(SUPPLIED DATA)

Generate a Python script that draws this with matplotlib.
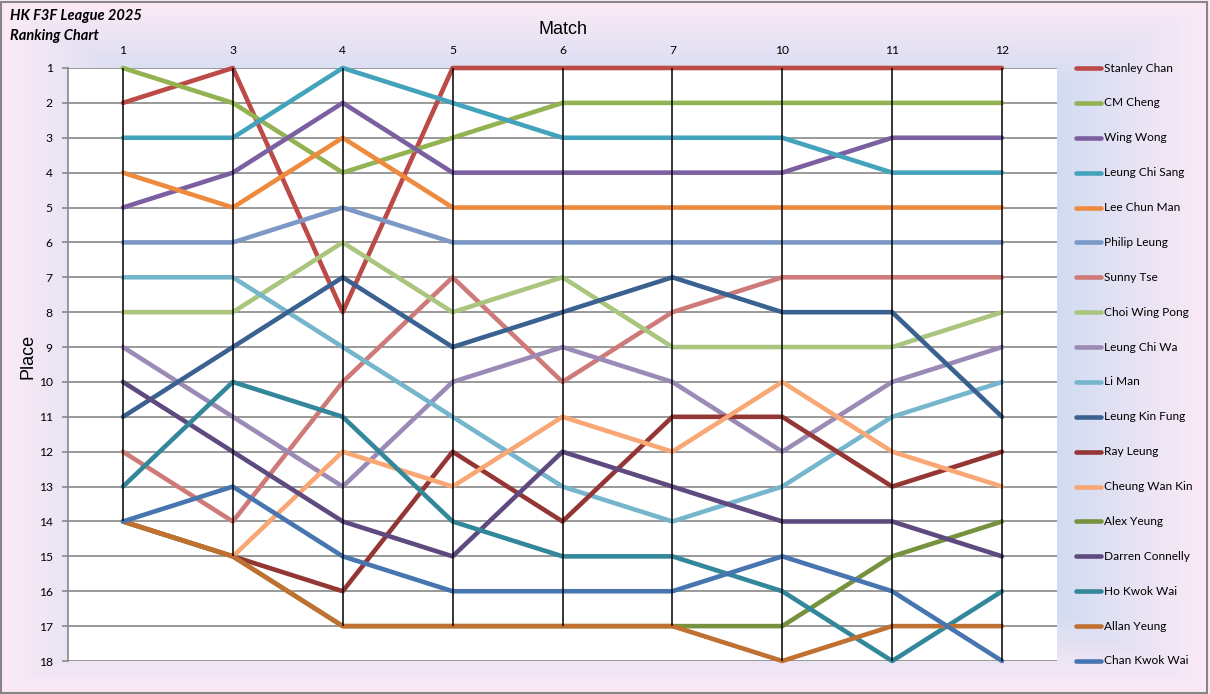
import numpy as np
import matplotlib
matplotlib.use("Agg")
import matplotlib.pyplot as plt
from matplotlib.transforms import blended_transform_factory
from matplotlib.patches import Rectangle

# ---------------- data ----------------
matches = ["1", "3", "4", "5", "6", "7", "10", "11", "12"]
places = list(range(1, 19))

players = ["Stanley Chan", "CM Cheng", "Wing Wong", "Leung Chi Sang", "Lee Chun Man",
           "Philip Leung", "Sunny Tse", "Choi Wing Pong", "Leung Chi Wa", "Li Man",
           "Leung Kin Fung", "Ray Leung", "Cheung Wan Kin", "Alex Yeung",
           "Darren Connelly", "Ho Kwok Wai", "Allan Yeung", "Chan Kwok Wai"]

stanley_chan    = [2, 1, 8, 1, 1, 1, 1, 1, 1]
cm_cheng        = [1, 2, 4, 3, 2, 2, 2, 2, 2]
wing_wong       = [5, 4, 2, 4, 4, 4, 4, 3, 3]
leung_chi_sang  = [3, 3, 1, 2, 3, 3, 3, 4, 4]
lee_chun_man    = [4, 5, 3, 5, 5, 5, 5, 5, 5]
philip_leung    = [6, 6, 5, 6, 6, 6, 6, 6, 6]
sunny_tse       = [12, 14, 10, 7, 10, 8, 7, 7, 7]
choi_wing_pong  = [8, 8, 6, 8, 7, 9, 9, 9, 8]
leung_chi_wa    = [9, 11, 13, 10, 9, 10, 12, 10, 9]
li_man          = [7, 7, 9, 11, 13, 14, 13, 11, 10]
leung_kin_fung  = [11, 9, 7, 9, 8, 7, 8, 8, 11]
ray_leung       = [14, 15, 16, 12, 14, 11, 11, 13, 12]
cheung_wan_kin  = [14, 15, 12, 13, 11, 12, 10, 12, 13]
alex_yeung      = [14, 15, 17, 17, 17, 17, 17, 15, 14]
darren_connelly = [10, 12, 14, 15, 12, 13, 14, 14, 15]
ho_kwok_wai     = [13, 10, 11, 14, 15, 15, 16, 18, 16]
allan_yeung     = [14, 15, 17, 17, 17, 17, 18, 17, 17]
chan_kwok_wai   = [14, 13, 15, 16, 16, 16, 15, 16, 18]

series = [stanley_chan, cm_cheng, wing_wong, leung_chi_sang, lee_chun_man,
          philip_leung, sunny_tse, choi_wing_pong, leung_chi_wa, li_man,
          leung_kin_fung, ray_leung, cheung_wan_kin, alex_yeung,
          darren_connelly, ho_kwok_wai, allan_yeung, chan_kwok_wai]

colors = ["#BC4A47", "#93B251", "#7C5FA0", "#44A3BC", "#EE8A3D",
          "#7B98C6", "#CE7A78", "#AAC67E", "#9C8AB6", "#76B6CC",
          "#3B6191", "#933634", "#F8A775", "#77923E",
          "#5E4A7E", "#33879A", "#C07030", "#4675B0"]

# ---------------- figure ----------------
W, H = 1210, 694
fig = plt.figure(figsize=(W / 100, H / 100), dpi=100)

# background gradient (rectangular, from center)
bg = fig.add_axes([0, 0, 1, 1], zorder=-10)
yy, xx = np.mgrid[0:H, 0:W]
t = np.maximum(np.abs(xx - W / 2) / (W / 2), np.abs(yy - H / 2) / (H / 2))
s = np.clip((t - 0.68) / 0.32, 0, 1)[..., None]
c0 = np.array([0xC6, 0xD8, 0xF0]) / 255
c1 = np.array([0xFD, 0xEA, 0xF6]) / 255
img = c0 * (1 - s) + c1 * s
bg.imshow(img, aspect="auto", extent=[0, 1, 0, 1], origin="upper")
bg.set_axis_off()
bg.add_patch(Rectangle((0.001, 0.002), 0.9965, 0.995, transform=bg.transAxes,
                       fill=False, edgecolor="#868686", linewidth=1.5))

L, R, T, B = 68, 1057, 68, 661
ax = fig.add_axes([L / W, 1 - B / H, (R - L) / W, (B - T) / H])
ax.set_facecolor("white")

x = np.arange(len(matches))
for i, (vals, col) in enumerate(zip(series, colors)):
    ax.plot(x, vals, color=col, lw=3.3, solid_capstyle="round",
            solid_joinstyle="round", zorder=3 + i * 0.01, clip_on=False)

# high-low lines
arr = np.array(series)
ax.vlines(x, arr.min(axis=0), arr.max(axis=0), color="black", lw=1.1, zorder=5)

ax.set_xlim(-0.5, len(matches) - 0.5)
ax.set_ylim(18, 1)
ax.set_yticks(places)
ax.set_yticklabels([str(p) for p in places], fontsize=8.7, family="Lato")
ax.yaxis.grid(True, color="#888888", lw=1.2, zorder=0)
ax.set_axisbelow(True)
ax.tick_params(axis="y", length=4, color="#888888", pad=7, width=1.2)

ax.xaxis.tick_top()
ax.set_xticks(x)
ax.set_xticklabels(matches, fontsize=8.7, family="Lato")
ax.tick_params(axis="x", length=0, pad=9)

for side in ["top", "right", "bottom"]:
    ax.spines[side].set_visible(False)
ax.spines["left"].set_color("#888888")
ax.spines["left"].set_linewidth(1.2)

# axis titles
fig.text((L + R) / 2 / W, 1 - 29 / H, "Match", ha="center", va="center",
         fontsize=13, family="Liberation Sans")
fig.text(28 / W, 1 - 356 / H, "Place", ha="center", va="center", rotation=90,
         fontsize=13, family="Liberation Sans")

# chart title
fig.text(10 / W, 1 - 16 / H, "HK F3F League 2025", ha="left", va="center",
         fontsize=10.5, family="Lato", fontweight="bold", style="italic")
fig.text(10 / W, 1 - 36 / H, "Ranking Chart", ha="left", va="center",
         fontsize=10.5, family="Lato", fontweight="bold", style="italic")

# legend (one entry per place row)
tr = blended_transform_factory(ax.transAxes, ax.transData)
hx0 = (1076 - L) / (R - L)
hx1 = (1101 - L) / (R - L)
tx = (1104 - L) / (R - L)
for i, (name, col) in enumerate(zip(players, colors)):
    yv = places[i]
    ax.plot([hx0, hx1], [yv, yv], color=col, lw=3.3, solid_capstyle="round",
            transform=tr, clip_on=False)
    ax.text(tx, yv, name, transform=tr, ha="left", va="center",
            fontsize=8.6, family="Lato")

fig.savefig("out.png", dpi=100)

(WHAT IS EXPECTED)
Write out the material above once more, exactly as it reads, with no pictures.

(TASK ANSWER)
Generate a Python script that draws this with matplotlib.
import numpy as np
import matplotlib
matplotlib.use("Agg")
import matplotlib.pyplot as plt
from matplotlib.transforms import blended_transform_factory
from matplotlib.patches import Rectangle

# ---------------- data ----------------
matches = ["1", "3", "4", "5", "6", "7", "10", "11", "12"]
places = list(range(1, 19))

players = ["Stanley Chan", "CM Cheng", "Wing Wong", "Leung Chi Sang", "Lee Chun Man",
           "Philip Leung", "Sunny Tse", "Choi Wing Pong", "Leung Chi Wa", "Li Man",
           "Leung Kin Fung", "Ray Leung", "Cheung Wan Kin", "Alex Yeung",
           "Darren Connelly", "Ho Kwok Wai", "Allan Yeung", "Chan Kwok Wai"]

stanley_chan    = [2, 1, 8, 1, 1, 1, 1, 1, 1]
cm_cheng        = [1, 2, 4, 3, 2, 2, 2, 2, 2]
wing_wong       = [5, 4, 2, 4, 4, 4, 4, 3, 3]
leung_chi_sang  = [3, 3, 1, 2, 3, 3, 3, 4, 4]
lee_chun_man    = [4, 5, 3, 5, 5, 5, 5, 5, 5]
philip_leung    = [6, 6, 5, 6, 6, 6, 6, 6, 6]
sunny_tse       = [12, 14, 10, 7, 10, 8, 7, 7, 7]
choi_wing_pong  = [8, 8, 6, 8, 7, 9, 9, 9, 8]
leung_chi_wa    = [9, 11, 13, 10, 9, 10, 12, 10, 9]
li_man          = [7, 7, 9, 11, 13, 14, 13, 11, 10]
leung_kin_fung  = [11, 9, 7, 9, 8, 7, 8, 8, 11]
ray_leung       = [14, 15, 16, 12, 14, 11, 11, 13, 12]
cheung_wan_kin  = [14, 15, 12, 13, 11, 12, 10, 12, 13]
alex_yeung      = [14, 15, 17, 17, 17, 17, 17, 15, 14]
darren_connelly = [10, 12, 14, 15, 12, 13, 14, 14, 15]
ho_kwok_wai     = [13, 10, 11, 14, 15, 15, 16, 18, 16]
allan_yeung     = [14, 15, 17, 17, 17, 17, 18, 17, 17]
chan_kwok_wai   = [14, 13, 15, 16, 16, 16, 15, 16, 18]

series = [stanley_chan, cm_cheng, wing_wong, leung_chi_sang, lee_chun_man,
          philip_leung, sunny_tse, choi_wing_pong, leung_chi_wa, li_man,
          leung_kin_fung, ray_leung, cheung_wan_kin, alex_yeung,
          darren_connelly, ho_kwok_wai, allan_yeung, chan_kwok_wai]

colors = ["#BC4A47", "#93B251", "#7C5FA0", "#44A3BC", "#EE8A3D",
          "#7B98C6", "#CE7A78", "#AAC67E", "#9C8AB6", "#76B6CC",
          "#3B6191", "#933634", "#F8A775", "#77923E",
          "#5E4A7E", "#33879A", "#C07030", "#4675B0"]

# ---------------- figure ----------------
W, H = 1210, 694
fig = plt.figure(figsize=(W / 100, H / 100), dpi=100)

# background gradient (rectangular, from center)
bg = fig.add_axes([0, 0, 1, 1], zorder=-10)
yy, xx = np.mgrid[0:H, 0:W]
t = np.maximum(np.abs(xx - W / 2) / (W / 2), np.abs(yy - H / 2) / (H / 2))
s = np.clip((t - 0.68) / 0.32, 0, 1)[..., None]
c0 = np.array([0xC6, 0xD8, 0xF0]) / 255
c1 = np.array([0xFD, 0xEA, 0xF6]) / 255
img = c0 * (1 - s) + c1 * s
bg.imshow(img, aspect="auto", extent=[0, 1, 0, 1], origin="upper")
bg.set_axis_off()
bg.add_patch(Rectangle((0.001, 0.002), 0.9965, 0.995, transform=bg.transAxes,
                       fill=False, edgecolor="#868686", linewidth=1.5))

L, R, T, B = 68, 1057, 68, 661
ax = fig.add_axes([L / W, 1 - B / H, (R - L) / W, (B - T) / H])
ax.set_facecolor("white")

x = np.arange(len(matches))
for i, (vals, col) in enumerate(zip(series, colors)):
    ax.plot(x, vals, color=col, lw=3.3, solid_capstyle="round",
            solid_joinstyle="round", zorder=3 + i * 0.01, clip_on=False)

# high-low lines
arr = np.array(series)
ax.vlines(x, arr.min(axis=0), arr.max(axis=0), color="black", lw=1.1, zorder=5)

ax.set_xlim(-0.5, len(matches) - 0.5)
ax.set_ylim(18, 1)
ax.set_yticks(places)
ax.set_yticklabels([str(p) for p in places], fontsize=8.7, family="Lato")
ax.yaxis.grid(True, color="#888888", lw=1.2, zorder=0)
ax.set_axisbelow(True)
ax.tick_params(axis="y", length=4, color="#888888", pad=7, width=1.2)

ax.xaxis.tick_top()
ax.set_xticks(x)
ax.set_xticklabels(matches, fontsize=8.7, family="Lato")
ax.tick_params(axis="x", length=0, pad=9)

for side in ["top", "right", "bottom"]:
    ax.spines[side].set_visible(False)
ax.spines["left"].set_color("#888888")
ax.spines["left"].set_linewidth(1.2)

# axis titles
fig.text((L + R) / 2 / W, 1 - 29 / H, "Match", ha="center", va="center",
         fontsize=13, family="Liberation Sans")
fig.text(28 / W, 1 - 356 / H, "Place", ha="center", va="center", rotation=90,
         fontsize=13, family="Liberation Sans")

# chart title
fig.text(10 / W, 1 - 16 / H, "HK F3F League 2025", ha="left", va="center",
         fontsize=10.5, family="Lato", fontweight="bold", style="italic")
fig.text(10 / W, 1 - 36 / H, "Ranking Chart", ha="left", va="center",
         fontsize=10.5, family="Lato", fontweight="bold", style="italic")

# legend (one entry per place row)
tr = blended_transform_factory(ax.transAxes, ax.transData)
hx0 = (1076 - L) / (R - L)
hx1 = (1101 - L) / (R - L)
tx = (1104 - L) / (R - L)
for i, (name, col) in enumerate(zip(players, colors)):
    yv = places[i]
    ax.plot([hx0, hx1], [yv, yv], color=col, lw=3.3, solid_capstyle="round",
            transform=tr, clip_on=False)
    ax.text(tx, yv, name, transform=tr, ha="left", va="center",
            fontsize=8.6, family="Lato")

fig.savefig("out.png", dpi=100)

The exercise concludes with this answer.